The Carlyle Group has raised ¥215.6 billion ($1.9 billion; €1.46 billion) for its second Japanese buyout fund. It is the largest private equity dedicated to Japan to date.
The long-anticipated closing comes on the heels of Carlyle’s pan-Asian growth fund, which closed on $668 million in June, and ahead of a final closing for a pan-Asia buyout fund, which is expected to raise over $1.5 billion.
Carlyle Japan Partners II is more than four times larger than its predecessor, which closed in 2001 on ¥50 billion. According to a Carlyle spokesperson, Carlyle Japan Partners I is almost fully invested after seven investments in sectors spanning healthcare, industrial, automobile, business outsourcing, media and communications.
Market sources say that the new fund is more than twice oversubscribed, even though Carlyle raised its original target substantially in response to strong demand. Japanese investors contributed approximately half of the fund’s commitments, Carlyle said in a statement.
“The thing about Japan is there are so few funds that are open to non-Japanese investors, and Japan is where all the hype is for private equity investors in Asia,” said one investor in the fund.

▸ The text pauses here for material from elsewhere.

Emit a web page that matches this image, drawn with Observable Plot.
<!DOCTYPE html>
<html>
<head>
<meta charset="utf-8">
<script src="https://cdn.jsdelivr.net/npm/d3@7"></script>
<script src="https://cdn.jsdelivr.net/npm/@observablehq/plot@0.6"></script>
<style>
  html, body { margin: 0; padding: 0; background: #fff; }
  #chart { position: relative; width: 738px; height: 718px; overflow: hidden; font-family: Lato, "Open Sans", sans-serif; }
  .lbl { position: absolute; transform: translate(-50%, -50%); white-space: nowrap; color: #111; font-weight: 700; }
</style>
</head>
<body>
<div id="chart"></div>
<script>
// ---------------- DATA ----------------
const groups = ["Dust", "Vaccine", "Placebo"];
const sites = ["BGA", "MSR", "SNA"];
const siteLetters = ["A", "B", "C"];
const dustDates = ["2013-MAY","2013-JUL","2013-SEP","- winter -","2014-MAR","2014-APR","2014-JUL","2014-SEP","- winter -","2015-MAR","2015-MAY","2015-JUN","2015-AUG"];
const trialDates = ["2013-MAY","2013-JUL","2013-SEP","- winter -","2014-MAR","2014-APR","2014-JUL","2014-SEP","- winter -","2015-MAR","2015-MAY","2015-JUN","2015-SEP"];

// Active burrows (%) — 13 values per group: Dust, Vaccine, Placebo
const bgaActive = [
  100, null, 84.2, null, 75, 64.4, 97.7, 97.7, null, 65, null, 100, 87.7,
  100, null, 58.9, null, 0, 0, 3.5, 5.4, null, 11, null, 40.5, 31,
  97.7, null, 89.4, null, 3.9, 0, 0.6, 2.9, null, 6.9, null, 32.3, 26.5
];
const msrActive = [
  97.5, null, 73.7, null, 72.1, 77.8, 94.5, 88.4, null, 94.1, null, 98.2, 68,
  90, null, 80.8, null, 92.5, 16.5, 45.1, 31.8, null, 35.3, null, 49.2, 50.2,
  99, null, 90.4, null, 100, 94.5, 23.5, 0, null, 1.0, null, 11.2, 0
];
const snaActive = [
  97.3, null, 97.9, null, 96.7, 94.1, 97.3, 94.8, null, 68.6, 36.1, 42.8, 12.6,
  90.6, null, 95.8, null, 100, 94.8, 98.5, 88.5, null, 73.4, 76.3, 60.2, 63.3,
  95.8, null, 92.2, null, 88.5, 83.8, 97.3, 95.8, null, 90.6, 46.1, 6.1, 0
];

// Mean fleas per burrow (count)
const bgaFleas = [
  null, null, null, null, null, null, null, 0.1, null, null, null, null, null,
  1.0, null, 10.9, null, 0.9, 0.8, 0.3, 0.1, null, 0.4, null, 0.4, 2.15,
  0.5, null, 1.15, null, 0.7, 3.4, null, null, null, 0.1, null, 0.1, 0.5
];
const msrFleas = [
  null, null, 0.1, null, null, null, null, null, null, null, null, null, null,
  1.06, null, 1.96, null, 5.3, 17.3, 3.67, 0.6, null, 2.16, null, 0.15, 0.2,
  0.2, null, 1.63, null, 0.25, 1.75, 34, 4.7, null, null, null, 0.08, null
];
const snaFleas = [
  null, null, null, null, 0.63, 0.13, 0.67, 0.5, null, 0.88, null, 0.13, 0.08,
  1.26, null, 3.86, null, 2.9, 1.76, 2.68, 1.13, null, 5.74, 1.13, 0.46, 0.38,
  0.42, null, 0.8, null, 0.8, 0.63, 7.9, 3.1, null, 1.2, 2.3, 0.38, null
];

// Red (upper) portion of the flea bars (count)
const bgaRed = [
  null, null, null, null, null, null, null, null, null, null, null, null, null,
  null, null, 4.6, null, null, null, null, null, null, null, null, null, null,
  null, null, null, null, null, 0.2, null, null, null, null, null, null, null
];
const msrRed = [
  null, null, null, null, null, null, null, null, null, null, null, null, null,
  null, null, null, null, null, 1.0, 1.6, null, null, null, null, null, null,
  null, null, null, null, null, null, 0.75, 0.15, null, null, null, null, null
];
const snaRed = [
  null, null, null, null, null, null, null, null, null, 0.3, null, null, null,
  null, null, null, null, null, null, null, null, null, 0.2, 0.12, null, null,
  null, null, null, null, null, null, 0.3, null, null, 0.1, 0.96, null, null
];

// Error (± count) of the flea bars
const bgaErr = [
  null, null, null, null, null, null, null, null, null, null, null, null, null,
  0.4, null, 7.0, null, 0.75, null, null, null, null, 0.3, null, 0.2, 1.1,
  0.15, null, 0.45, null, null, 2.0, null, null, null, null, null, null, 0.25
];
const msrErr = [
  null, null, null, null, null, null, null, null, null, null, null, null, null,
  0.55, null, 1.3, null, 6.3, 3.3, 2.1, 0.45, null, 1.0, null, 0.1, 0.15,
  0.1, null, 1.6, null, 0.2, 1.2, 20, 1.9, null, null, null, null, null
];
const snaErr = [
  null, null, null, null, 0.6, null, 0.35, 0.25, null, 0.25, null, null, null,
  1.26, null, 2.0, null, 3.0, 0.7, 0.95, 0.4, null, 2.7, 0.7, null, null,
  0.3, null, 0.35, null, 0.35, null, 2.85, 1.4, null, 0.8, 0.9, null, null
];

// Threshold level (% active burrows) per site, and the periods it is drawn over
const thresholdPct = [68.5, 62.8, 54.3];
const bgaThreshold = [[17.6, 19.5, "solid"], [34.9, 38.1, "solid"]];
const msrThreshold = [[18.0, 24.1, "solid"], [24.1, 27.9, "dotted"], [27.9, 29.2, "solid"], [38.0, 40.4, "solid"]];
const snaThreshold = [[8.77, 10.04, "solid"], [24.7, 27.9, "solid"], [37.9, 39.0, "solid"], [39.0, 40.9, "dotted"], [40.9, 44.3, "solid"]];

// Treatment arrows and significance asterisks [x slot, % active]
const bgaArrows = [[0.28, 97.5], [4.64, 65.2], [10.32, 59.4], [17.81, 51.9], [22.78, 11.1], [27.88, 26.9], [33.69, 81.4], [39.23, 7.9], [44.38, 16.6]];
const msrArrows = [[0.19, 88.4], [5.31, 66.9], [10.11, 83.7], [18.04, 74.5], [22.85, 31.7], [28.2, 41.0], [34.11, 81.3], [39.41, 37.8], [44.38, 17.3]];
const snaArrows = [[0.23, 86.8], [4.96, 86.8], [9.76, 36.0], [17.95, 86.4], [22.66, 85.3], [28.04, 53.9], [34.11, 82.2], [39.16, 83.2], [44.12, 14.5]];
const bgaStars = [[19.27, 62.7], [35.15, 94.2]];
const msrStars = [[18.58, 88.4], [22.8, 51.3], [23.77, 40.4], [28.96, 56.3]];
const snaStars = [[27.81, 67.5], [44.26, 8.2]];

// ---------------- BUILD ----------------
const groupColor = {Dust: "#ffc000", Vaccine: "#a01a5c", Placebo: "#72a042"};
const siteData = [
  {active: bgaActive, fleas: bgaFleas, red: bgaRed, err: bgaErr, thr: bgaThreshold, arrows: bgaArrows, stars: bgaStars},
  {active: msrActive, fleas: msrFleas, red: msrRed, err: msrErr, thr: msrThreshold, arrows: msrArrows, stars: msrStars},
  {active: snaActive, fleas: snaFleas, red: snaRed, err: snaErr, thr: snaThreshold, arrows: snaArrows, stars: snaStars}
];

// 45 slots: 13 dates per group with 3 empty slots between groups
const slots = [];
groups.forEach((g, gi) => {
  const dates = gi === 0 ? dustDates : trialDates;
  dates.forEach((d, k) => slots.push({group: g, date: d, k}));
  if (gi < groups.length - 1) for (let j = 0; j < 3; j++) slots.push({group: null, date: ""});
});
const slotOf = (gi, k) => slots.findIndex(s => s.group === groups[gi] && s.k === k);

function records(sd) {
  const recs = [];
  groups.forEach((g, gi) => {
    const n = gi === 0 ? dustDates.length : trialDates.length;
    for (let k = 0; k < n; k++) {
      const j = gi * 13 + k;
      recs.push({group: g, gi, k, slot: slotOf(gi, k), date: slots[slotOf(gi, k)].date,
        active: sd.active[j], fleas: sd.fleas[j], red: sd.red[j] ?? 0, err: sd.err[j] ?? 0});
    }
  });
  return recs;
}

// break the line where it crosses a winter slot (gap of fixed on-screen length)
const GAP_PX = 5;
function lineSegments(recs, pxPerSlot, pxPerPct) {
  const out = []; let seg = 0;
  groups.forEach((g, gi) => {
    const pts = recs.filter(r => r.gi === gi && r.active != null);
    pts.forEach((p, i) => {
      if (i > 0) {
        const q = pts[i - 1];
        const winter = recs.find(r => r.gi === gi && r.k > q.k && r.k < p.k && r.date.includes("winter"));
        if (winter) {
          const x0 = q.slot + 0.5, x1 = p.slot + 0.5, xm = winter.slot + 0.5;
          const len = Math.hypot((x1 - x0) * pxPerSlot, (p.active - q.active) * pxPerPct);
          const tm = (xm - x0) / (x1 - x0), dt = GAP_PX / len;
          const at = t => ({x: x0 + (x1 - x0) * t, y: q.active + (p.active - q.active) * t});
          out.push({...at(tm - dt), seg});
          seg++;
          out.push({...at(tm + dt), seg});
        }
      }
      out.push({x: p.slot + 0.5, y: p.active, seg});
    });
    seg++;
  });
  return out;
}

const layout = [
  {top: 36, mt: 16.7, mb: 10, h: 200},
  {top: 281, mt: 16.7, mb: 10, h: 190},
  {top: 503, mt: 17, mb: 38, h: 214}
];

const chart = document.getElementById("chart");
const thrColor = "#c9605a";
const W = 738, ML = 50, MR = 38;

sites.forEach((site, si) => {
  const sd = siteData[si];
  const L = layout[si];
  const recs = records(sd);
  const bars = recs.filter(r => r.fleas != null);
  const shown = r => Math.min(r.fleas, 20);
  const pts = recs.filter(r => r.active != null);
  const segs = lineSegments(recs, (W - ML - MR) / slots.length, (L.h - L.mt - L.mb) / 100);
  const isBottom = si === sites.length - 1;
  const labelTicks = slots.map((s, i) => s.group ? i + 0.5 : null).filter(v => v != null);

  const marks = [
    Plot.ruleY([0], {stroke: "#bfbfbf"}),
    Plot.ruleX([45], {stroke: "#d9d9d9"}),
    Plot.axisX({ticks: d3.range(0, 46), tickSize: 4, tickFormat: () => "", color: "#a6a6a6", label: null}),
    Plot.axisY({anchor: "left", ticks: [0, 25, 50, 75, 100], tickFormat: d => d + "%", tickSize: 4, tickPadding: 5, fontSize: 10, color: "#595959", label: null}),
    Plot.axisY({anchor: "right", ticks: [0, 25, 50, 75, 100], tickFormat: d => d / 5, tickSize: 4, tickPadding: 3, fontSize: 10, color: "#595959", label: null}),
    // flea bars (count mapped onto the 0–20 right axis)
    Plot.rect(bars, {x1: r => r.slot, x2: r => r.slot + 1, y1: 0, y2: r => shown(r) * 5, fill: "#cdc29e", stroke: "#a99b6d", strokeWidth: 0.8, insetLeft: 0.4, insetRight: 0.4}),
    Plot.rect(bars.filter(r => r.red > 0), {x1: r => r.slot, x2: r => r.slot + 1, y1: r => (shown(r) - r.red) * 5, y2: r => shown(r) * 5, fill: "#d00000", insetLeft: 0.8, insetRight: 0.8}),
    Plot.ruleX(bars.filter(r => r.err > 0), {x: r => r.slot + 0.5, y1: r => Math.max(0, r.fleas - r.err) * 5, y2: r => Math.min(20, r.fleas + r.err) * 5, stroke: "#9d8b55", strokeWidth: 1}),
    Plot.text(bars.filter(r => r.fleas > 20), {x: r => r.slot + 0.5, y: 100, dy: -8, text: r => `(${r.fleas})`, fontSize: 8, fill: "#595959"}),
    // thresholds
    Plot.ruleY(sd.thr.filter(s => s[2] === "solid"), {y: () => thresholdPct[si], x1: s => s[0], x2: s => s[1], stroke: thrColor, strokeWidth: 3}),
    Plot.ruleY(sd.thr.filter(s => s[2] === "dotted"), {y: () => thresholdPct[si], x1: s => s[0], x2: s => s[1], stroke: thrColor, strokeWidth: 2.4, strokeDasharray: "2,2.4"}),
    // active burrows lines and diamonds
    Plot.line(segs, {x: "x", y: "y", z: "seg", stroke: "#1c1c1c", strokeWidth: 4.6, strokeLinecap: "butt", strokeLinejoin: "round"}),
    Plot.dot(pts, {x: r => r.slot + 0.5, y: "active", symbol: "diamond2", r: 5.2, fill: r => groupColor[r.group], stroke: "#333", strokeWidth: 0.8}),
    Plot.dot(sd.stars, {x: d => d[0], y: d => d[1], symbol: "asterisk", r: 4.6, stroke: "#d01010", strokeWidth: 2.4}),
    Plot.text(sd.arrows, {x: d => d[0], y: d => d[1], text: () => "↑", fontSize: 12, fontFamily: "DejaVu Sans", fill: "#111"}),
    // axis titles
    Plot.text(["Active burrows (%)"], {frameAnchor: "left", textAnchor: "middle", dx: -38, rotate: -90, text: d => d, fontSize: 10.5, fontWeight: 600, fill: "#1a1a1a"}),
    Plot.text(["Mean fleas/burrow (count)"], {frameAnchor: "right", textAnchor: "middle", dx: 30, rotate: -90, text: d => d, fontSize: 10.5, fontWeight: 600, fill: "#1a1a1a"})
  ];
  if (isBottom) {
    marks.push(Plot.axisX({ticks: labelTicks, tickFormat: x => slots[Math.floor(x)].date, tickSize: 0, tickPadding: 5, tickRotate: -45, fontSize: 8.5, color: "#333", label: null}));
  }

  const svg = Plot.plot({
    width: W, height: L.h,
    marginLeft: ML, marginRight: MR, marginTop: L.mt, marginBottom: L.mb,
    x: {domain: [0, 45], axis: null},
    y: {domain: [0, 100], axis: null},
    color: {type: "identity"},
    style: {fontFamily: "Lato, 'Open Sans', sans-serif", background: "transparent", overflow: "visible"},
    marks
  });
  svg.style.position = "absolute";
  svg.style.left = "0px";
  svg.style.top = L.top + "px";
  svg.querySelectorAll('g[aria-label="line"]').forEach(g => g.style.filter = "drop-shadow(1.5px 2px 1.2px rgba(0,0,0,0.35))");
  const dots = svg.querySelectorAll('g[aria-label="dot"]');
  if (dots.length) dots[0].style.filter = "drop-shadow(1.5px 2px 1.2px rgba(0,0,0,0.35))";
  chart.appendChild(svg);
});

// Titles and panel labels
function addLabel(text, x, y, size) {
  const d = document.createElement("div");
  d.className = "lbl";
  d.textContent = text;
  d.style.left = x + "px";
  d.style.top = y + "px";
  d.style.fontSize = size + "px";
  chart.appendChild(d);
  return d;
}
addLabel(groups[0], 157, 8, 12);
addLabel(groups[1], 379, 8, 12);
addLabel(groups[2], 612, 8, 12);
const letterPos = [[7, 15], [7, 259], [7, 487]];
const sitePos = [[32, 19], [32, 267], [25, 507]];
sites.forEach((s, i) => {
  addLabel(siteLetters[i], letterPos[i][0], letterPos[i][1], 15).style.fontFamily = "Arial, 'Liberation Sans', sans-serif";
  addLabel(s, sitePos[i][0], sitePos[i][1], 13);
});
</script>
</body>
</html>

Commenting on the prospects for private equity in the Japanese market, Tamaotsu Adachi, who runs the Japanese buyout team, said: “The environment surrounding Japanese corporations is drastically changing amid intense global competition, increasing pressures from investors, as well as ongoing legal and tax reforms. To outperform the competition, corporate executives are often required to make quick and bold decisions to restructure and transform businesses.”
As the country emerges from a long period of economic stagnation, it is becoming a hotspot for LBOs in Asia. In June, CVC Asia Pacific and the private equity arm of Japanese financial services group Nomura Holdings set the record for Japan’s largest ever MBO by acquiring Skylark, a restaurant operator, for $2.4 billion. Numerous transactions of similar size are expected in the coming months.